Sift the listing for lines that hold the string "this" and pull them out.

**Material for the task**
begin
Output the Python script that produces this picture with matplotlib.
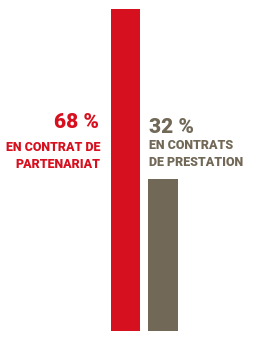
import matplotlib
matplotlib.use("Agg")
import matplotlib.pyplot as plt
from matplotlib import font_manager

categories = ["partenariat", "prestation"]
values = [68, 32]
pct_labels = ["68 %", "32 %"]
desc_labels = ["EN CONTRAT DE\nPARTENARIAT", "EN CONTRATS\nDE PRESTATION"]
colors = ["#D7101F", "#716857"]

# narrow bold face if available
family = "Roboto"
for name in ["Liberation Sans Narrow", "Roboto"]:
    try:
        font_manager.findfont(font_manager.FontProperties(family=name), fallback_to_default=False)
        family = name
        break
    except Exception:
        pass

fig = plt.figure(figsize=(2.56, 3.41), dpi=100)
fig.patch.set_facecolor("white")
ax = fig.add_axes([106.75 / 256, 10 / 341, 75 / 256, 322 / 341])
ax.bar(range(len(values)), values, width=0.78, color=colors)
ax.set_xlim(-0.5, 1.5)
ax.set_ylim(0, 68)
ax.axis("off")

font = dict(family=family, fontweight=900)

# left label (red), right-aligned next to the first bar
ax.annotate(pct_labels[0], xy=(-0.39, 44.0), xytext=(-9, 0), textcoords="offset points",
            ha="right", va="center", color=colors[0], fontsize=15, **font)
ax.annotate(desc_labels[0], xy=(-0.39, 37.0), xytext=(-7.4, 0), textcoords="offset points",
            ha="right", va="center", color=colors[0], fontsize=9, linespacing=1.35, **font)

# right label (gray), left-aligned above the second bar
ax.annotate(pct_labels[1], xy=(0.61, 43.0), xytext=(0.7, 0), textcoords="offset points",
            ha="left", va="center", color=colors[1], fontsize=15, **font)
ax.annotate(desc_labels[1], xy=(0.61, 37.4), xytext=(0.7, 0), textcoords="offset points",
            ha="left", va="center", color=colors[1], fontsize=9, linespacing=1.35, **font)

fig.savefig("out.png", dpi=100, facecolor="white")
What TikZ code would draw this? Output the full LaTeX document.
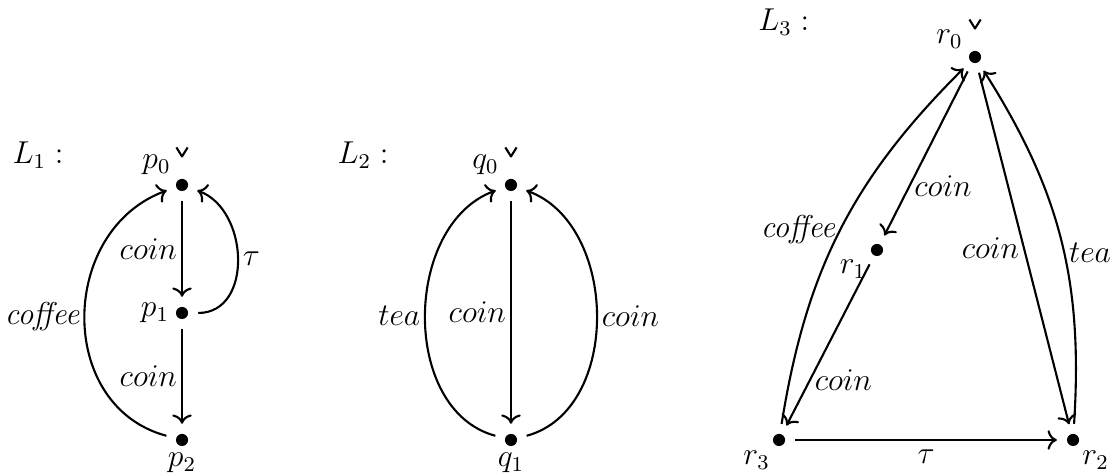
end
begin
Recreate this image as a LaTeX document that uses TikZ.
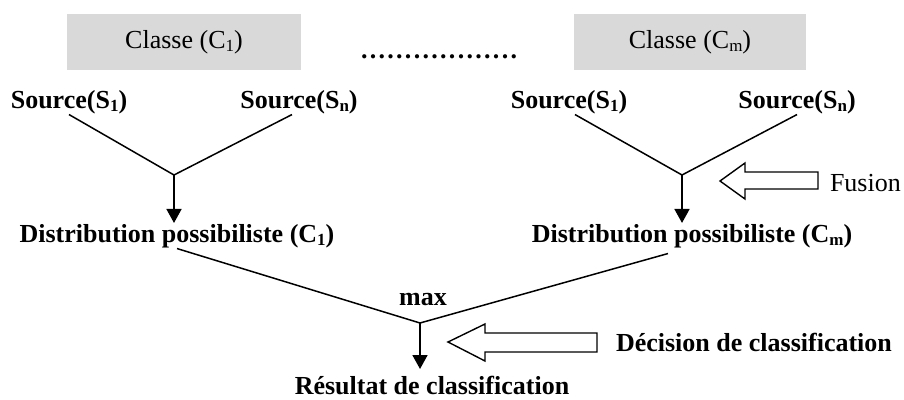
end
begin
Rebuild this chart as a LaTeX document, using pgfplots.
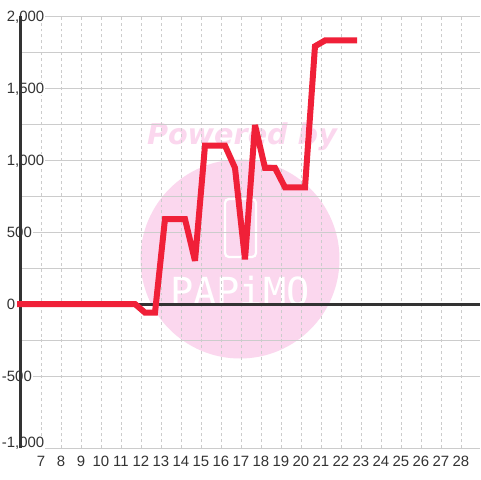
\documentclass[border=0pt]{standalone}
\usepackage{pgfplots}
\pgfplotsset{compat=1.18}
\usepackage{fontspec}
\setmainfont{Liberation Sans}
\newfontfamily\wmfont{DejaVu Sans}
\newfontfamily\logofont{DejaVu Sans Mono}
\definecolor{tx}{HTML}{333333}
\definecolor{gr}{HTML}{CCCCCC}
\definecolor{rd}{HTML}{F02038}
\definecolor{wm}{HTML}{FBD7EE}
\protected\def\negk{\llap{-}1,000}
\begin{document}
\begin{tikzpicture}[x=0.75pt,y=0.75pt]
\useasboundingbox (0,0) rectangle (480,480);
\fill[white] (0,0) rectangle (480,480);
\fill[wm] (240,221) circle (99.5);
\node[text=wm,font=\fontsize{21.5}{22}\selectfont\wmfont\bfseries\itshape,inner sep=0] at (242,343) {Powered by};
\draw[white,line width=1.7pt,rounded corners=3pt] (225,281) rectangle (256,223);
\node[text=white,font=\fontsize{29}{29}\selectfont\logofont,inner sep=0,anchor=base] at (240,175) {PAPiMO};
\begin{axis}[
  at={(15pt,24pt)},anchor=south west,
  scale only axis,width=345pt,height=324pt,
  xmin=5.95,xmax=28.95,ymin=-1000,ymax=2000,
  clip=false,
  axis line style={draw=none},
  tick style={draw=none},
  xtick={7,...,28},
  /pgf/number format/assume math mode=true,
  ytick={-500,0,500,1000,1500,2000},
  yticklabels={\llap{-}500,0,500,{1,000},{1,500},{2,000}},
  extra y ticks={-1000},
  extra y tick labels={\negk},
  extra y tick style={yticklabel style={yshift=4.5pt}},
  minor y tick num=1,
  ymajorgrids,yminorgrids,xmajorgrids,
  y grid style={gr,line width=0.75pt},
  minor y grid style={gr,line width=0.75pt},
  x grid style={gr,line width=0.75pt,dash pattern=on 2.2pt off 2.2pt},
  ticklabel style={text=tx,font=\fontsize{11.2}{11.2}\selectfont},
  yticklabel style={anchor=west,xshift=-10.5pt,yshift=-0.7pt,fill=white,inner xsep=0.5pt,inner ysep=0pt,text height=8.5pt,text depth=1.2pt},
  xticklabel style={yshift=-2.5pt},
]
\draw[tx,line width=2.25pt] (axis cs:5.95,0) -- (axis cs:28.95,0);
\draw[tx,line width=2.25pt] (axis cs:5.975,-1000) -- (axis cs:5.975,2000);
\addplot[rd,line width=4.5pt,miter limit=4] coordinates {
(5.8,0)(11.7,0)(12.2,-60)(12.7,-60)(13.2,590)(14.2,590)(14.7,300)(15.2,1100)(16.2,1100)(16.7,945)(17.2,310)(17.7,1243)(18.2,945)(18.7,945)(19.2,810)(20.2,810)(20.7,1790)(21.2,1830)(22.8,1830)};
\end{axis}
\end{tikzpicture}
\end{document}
end
**Right answer**
Output the Python script that produces this picture with matplotlib.
What TikZ code would draw this? Output the full LaTeX document.
Recreate this image as a LaTeX document that uses TikZ.
Rebuild this chart as a LaTeX document, using pgfplots.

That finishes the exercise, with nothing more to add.